**DATA FOR THIS TASK:**

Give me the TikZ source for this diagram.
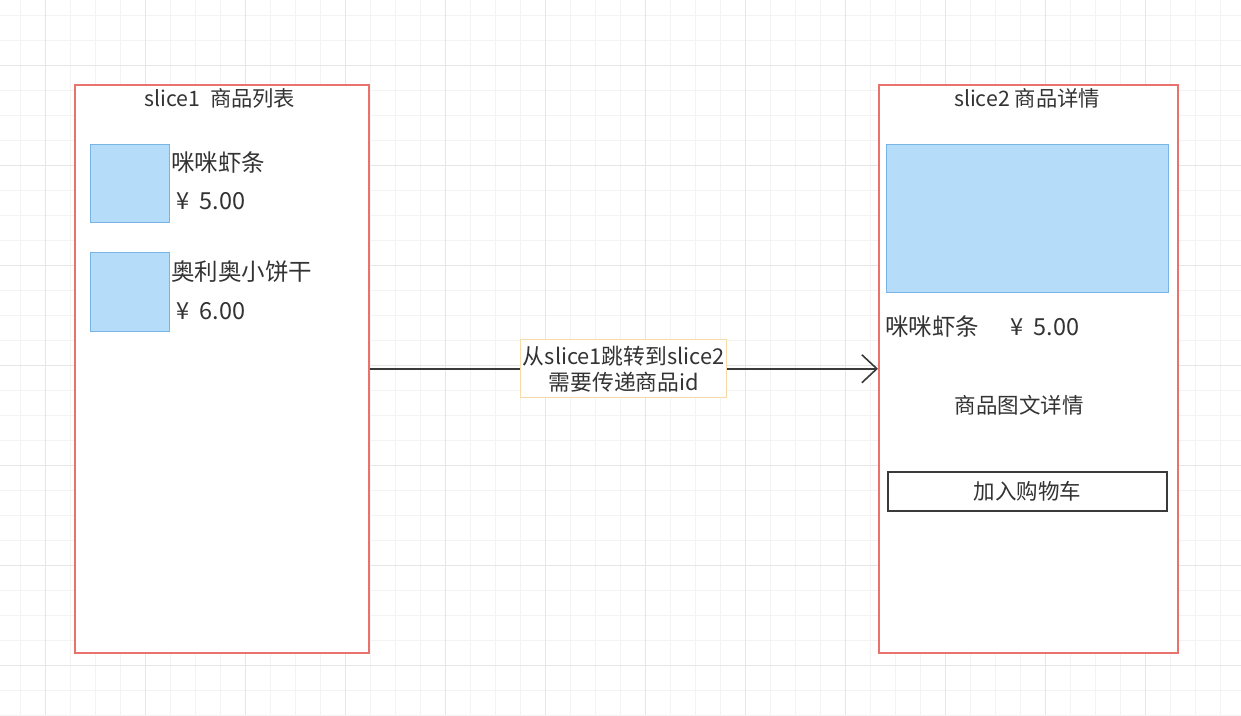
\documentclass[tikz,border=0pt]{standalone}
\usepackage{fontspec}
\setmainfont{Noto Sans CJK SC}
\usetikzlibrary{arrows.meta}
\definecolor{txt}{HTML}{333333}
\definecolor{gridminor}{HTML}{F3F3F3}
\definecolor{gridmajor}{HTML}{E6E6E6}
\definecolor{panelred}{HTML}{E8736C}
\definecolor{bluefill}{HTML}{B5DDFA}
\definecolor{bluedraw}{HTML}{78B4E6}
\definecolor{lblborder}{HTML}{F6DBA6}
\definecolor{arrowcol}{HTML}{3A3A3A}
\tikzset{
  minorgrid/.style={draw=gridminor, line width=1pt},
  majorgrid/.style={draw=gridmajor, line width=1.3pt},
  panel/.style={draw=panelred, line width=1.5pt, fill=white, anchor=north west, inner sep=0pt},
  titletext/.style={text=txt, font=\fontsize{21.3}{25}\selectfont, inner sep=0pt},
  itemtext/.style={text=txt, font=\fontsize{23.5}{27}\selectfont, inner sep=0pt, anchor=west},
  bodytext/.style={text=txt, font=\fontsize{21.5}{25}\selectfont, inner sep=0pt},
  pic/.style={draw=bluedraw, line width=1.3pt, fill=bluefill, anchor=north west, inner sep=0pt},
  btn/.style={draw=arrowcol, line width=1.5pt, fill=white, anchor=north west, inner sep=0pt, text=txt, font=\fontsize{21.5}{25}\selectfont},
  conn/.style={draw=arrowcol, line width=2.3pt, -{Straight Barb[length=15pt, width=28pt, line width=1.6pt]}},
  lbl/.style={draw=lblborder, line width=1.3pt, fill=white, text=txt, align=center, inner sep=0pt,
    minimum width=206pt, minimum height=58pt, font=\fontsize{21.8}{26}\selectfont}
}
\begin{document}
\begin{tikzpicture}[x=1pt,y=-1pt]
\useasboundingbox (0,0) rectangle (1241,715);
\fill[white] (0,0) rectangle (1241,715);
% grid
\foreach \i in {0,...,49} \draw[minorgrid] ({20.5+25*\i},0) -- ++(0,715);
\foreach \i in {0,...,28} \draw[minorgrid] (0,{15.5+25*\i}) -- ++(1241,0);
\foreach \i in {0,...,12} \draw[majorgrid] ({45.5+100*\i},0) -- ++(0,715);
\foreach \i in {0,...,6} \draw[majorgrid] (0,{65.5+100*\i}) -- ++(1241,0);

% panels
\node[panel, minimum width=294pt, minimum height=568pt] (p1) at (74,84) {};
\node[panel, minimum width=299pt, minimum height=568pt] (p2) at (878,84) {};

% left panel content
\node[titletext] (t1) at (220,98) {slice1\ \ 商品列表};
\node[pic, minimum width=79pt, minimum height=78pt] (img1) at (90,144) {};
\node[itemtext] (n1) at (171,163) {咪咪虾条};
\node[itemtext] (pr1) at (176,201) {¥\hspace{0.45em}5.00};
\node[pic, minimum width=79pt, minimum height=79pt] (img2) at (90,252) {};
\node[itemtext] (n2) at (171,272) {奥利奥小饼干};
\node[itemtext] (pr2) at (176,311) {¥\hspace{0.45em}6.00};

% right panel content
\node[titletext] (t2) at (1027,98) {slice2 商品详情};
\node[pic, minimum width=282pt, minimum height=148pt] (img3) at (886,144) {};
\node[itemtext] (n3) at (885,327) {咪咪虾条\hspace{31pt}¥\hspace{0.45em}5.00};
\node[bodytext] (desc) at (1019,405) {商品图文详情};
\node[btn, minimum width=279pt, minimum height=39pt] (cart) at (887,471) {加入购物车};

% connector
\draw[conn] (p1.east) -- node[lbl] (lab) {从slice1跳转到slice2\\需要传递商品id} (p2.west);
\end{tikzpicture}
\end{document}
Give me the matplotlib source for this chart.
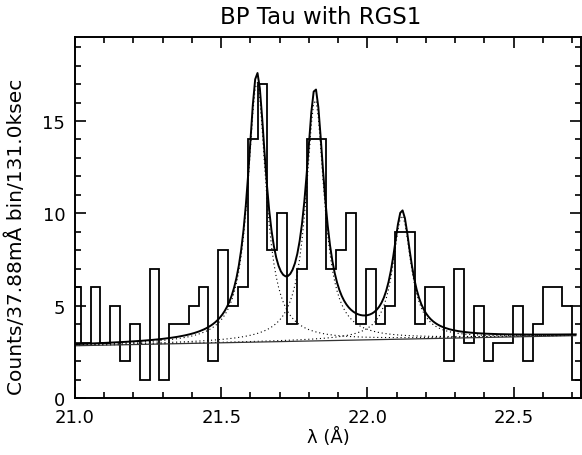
* * *
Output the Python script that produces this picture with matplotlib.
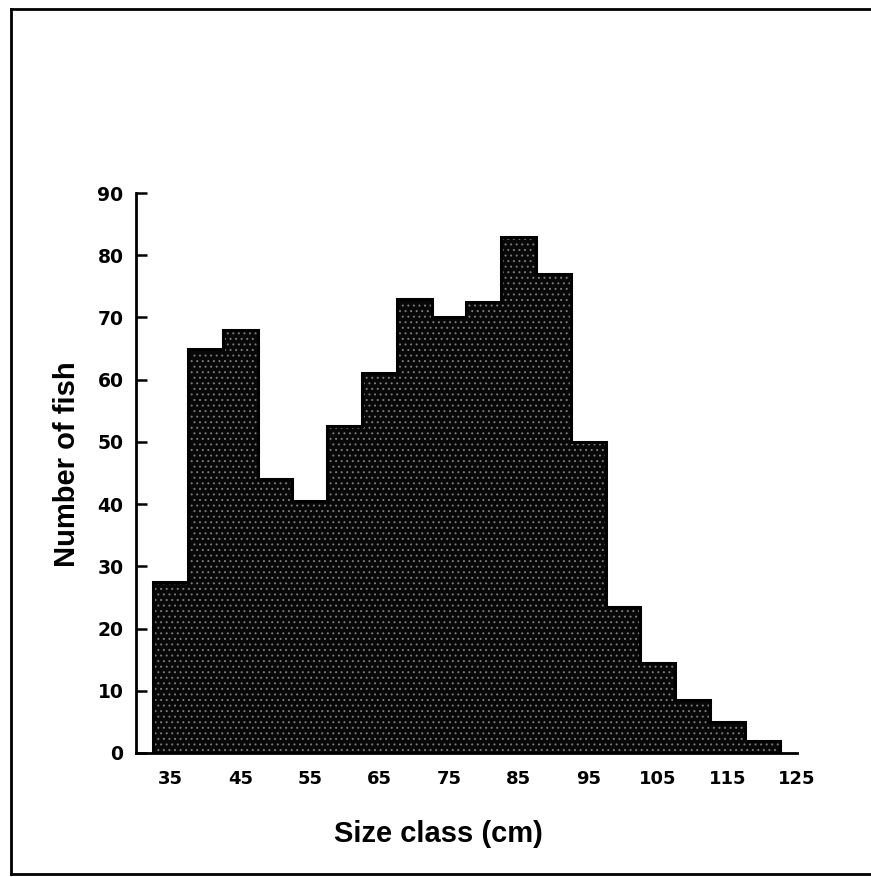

**TO DO:** Look above for the line with "Give me the TikZ source for this diagram." and copy exactly from it through the line with "minimum width=299pt, minimum", both included. Omit the pictures.

**SOLUTION FOR THIS PROBLEM:**
Give me the TikZ source for this diagram.
\documentclass[tikz,border=0pt]{standalone}
\usepackage{fontspec}
\setmainfont{Noto Sans CJK SC}
\usetikzlibrary{arrows.meta}
\definecolor{txt}{HTML}{333333}
\definecolor{gridminor}{HTML}{F3F3F3}
\definecolor{gridmajor}{HTML}{E6E6E6}
\definecolor{panelred}{HTML}{E8736C}
\definecolor{bluefill}{HTML}{B5DDFA}
\definecolor{bluedraw}{HTML}{78B4E6}
\definecolor{lblborder}{HTML}{F6DBA6}
\definecolor{arrowcol}{HTML}{3A3A3A}
\tikzset{
  minorgrid/.style={draw=gridminor, line width=1pt},
  majorgrid/.style={draw=gridmajor, line width=1.3pt},
  panel/.style={draw=panelred, line width=1.5pt, fill=white, anchor=north west, inner sep=0pt},
  titletext/.style={text=txt, font=\fontsize{21.3}{25}\selectfont, inner sep=0pt},
  itemtext/.style={text=txt, font=\fontsize{23.5}{27}\selectfont, inner sep=0pt, anchor=west},
  bodytext/.style={text=txt, font=\fontsize{21.5}{25}\selectfont, inner sep=0pt},
  pic/.style={draw=bluedraw, line width=1.3pt, fill=bluefill, anchor=north west, inner sep=0pt},
  btn/.style={draw=arrowcol, line width=1.5pt, fill=white, anchor=north west, inner sep=0pt, text=txt, font=\fontsize{21.5}{25}\selectfont},
  conn/.style={draw=arrowcol, line width=2.3pt, -{Straight Barb[length=15pt, width=28pt, line width=1.6pt]}},
  lbl/.style={draw=lblborder, line width=1.3pt, fill=white, text=txt, align=center, inner sep=0pt,
    minimum width=206pt, minimum height=58pt, font=\fontsize{21.8}{26}\selectfont}
}
\begin{document}
\begin{tikzpicture}[x=1pt,y=-1pt]
\useasboundingbox (0,0) rectangle (1241,715);
\fill[white] (0,0) rectangle (1241,715);
% grid
\foreach \i in {0,...,49} \draw[minorgrid] ({20.5+25*\i},0) -- ++(0,715);
\foreach \i in {0,...,28} \draw[minorgrid] (0,{15.5+25*\i}) -- ++(1241,0);
\foreach \i in {0,...,12} \draw[majorgrid] ({45.5+100*\i},0) -- ++(0,715);
\foreach \i in {0,...,6} \draw[majorgrid] (0,{65.5+100*\i}) -- ++(1241,0);

% panels
\node[panel, minimum width=294pt, minimum height=568pt] (p1) at (74,84) {};
\node[panel, minimum width=299pt, minimum height=568pt] (p2) at (878,84) {};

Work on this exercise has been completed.